Lynch and Cameron accepted pay cuts to cross from expansion teams to Richmond and Geelong. Lynch accepted $400,000 a season less at Richmond than he might have received at North. At expansion teams, first-round picks who’ve done squat are handed $400,000-plus in their third year.
Perversely, if you have less access to top-10 picks, as with Geelong and Richmond, then your salary cap is relieved of those inflated third- and fourth-year contracts. It is a safe bet that Sam De Koning, a gun in the 2022 premiership, did not play for much, relative to his value in year three.
The Brodie Grundy trade also underscored the draft’s diminished potency compared with player payments. Grundy was traded to Melbourne for pick 27 – hardly his real worth. But Collingwood’s real gain was the loss of the bulk of a contract worth $900,000-plus over the next five years; the Pies were prepared to lose Grundy and pay a decent share of his contract to create room.
If father-sons and academies compromise the draft, a greater structural imbalance is where players come from, with roughly 55 per cent deriving from Victoria. Geelong, without access to high picks for eons, has ended up with 17 local players (Geelong, western district and surf coast) if you count Cameron.
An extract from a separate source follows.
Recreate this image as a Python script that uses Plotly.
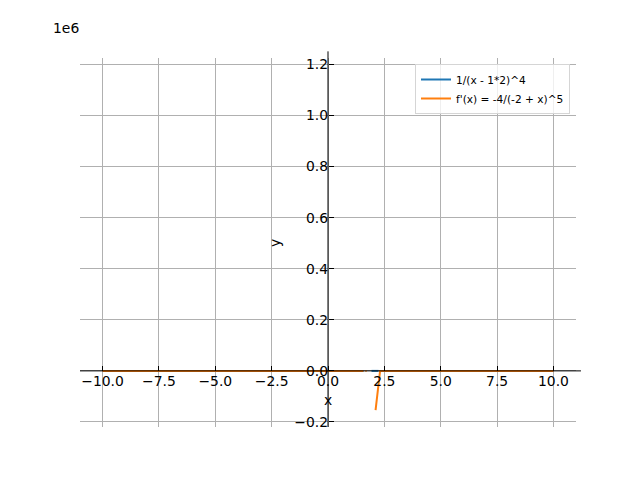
import plotly.graph_objects as go

# Data
blue_x = [-10.0, 1.57, None, 1.93, 2.24, None, 2.31, 10.0]
blue_y = [0.0, 0.0, None, 0.0, 0.0, None, 0.0, 0.0]
orange_x = [-10.0, 1.57, None, 1.66, 1.71, None, 2.11, 2.31, 10.0]
orange_y = [0.0, 0.0, None, 0.0, 0.0, None, -154000.0, 0.0, 0.0]

x_tick_vals = [-10.0, -7.5, -5.0, -2.5, 0.0, 2.5, 5.0, 7.5, 10.0]
x_tick_text = ["−10.0", "−7.5", "−5.0", "−2.5", "0.0", "2.5", "5.0", "7.5", "10.0"]
y_tick_vals = [-200000, 0, 200000, 400000, 600000, 800000, 1000000, 1200000]
y_tick_text = ["−0.2", "0.0", "0.2", "0.4", "0.6", "0.8", "1.0", "1.2"]

x_range = [-11.0, 11.0]
y_range = [-219700.0, 1225000.0]

labels = ["1/(x - 1*2)^4", "f'(x) = -4/(-2 + x)^5"]
colors = ["#1f77b4", "#ff7f0e"]

font = "DejaVu Sans, Liberation Sans, sans-serif"

fig = go.Figure()
fig.add_trace(go.Scatter(x=blue_x, y=blue_y, mode="lines", name=labels[0],
                         line=dict(color=colors[0], width=2), connectgaps=False))
fig.add_trace(go.Scatter(x=orange_x, y=orange_y, mode="lines", name=labels[1],
                         line=dict(color=colors[1], width=2), connectgaps=False))

# arrow heads at the end of the centred spines
fig.add_trace(go.Scatter(x=[0.0], y=[1249000.0], mode="markers", showlegend=False,
                         cliponaxis=False, hoverinfo="skip",
                         marker=dict(symbol="triangle-up", size=8, color=colors[0],
                                     line=dict(color="black", width=1))))
fig.add_trace(go.Scatter(x=[11.22], y=[0.0], mode="markers", showlegend=False,
                         cliponaxis=False, hoverinfo="skip",
                         marker=dict(symbol="triangle-right", size=8, color=colors[0],
                                     line=dict(color="black", width=1))))

y0_frac = (0 - y_range[0]) / (y_range[1] - y_range[0])
x0_frac = (0 - x_range[0]) / (x_range[1] - x_range[0])

# plot area in figure pixels (page has an 8px body offset)
L, R, T, B = 72, 568, 50, 419
PW, PH = R - L, B - T


def px(fx):
    return (fx - 8 - L) / PW


def py(fy):
    return (B - (fy - 8)) / PH


fig.update_layout(
    width=640, height=480,
    margin=dict(l=L, r=640 - R, t=T, b=480 - B),
    paper_bgcolor="white", plot_bgcolor="white",
    font=dict(family=font, size=13.9, color="black"),
    showlegend=True,
    legend=dict(x=px(570), y=py(64), xanchor="right", yanchor="top",
                bgcolor="rgba(255,255,255,0.8)", bordercolor="#d5d5d5", borderwidth=1,
                font=dict(size=10.6, family=font), tracegroupgap=0, itemwidth=30),
    xaxis=dict(range=x_range, tickvals=x_tick_vals, ticktext=x_tick_text,
               showgrid=True, gridcolor="#b0b0b0", gridwidth=1,
               zeroline=False, showline=False,
               anchor="free", position=y0_frac,
               ticks="inside", ticklen=5, tickcolor="black", tickwidth=1),
    yaxis=dict(range=y_range, tickvals=y_tick_vals, ticktext=y_tick_text,
               showgrid=True, gridcolor="#b0b0b0", gridwidth=1,
               zeroline=False, showline=False,
               anchor="free", position=x0_frac,
               ticks="inside", ticklen=5, tickcolor="black", tickwidth=1),
    shapes=[
        dict(type="line", xref="paper", yref="y", x0=0, x1=1.01, y0=0, y1=0,
             line=dict(color="black", width=1), layer="above"),
        dict(type="line", xref="x", yref="paper", x0=0, x1=0, y0=0, y1=1.018,
             line=dict(color="black", width=1), layer="above"),
    ],
    annotations=[
        dict(text="x", xref="x", yref="paper", x=0, y=py(400),
             showarrow=False, font=dict(size=13.9), xanchor="center", yanchor="middle"),
        dict(text="y", xref="paper", yref="paper", x=px(275), y=py(243),
             showarrow=False, font=dict(size=13.9), textangle=-90,
             xanchor="center", yanchor="middle"),
        dict(text="1e6", xref="paper", yref="paper", x=px(66), y=py(28),
             showarrow=False, font=dict(size=13.9), xanchor="center", yanchor="middle"),
    ],
)

fig.write_html("out.html")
Another draft issue: the sheer length of time that the pure rebuild takes, as Carlton and previously Melbourne – which had three consecutive attempts before getting it right – can attest.
The draft remains the best and most important vehicle for clubs to pick themselves up from the bottom. Or to regenerate an ageing list. It provides the foundation – such as Carlton’s five A-graders – on which to add. “You have to have something to build with first,” says one renowned list manager.
Once, clubs traded for show and drafted for dough. Today, the draft only gets you on to the fairway, or out of the sand trap.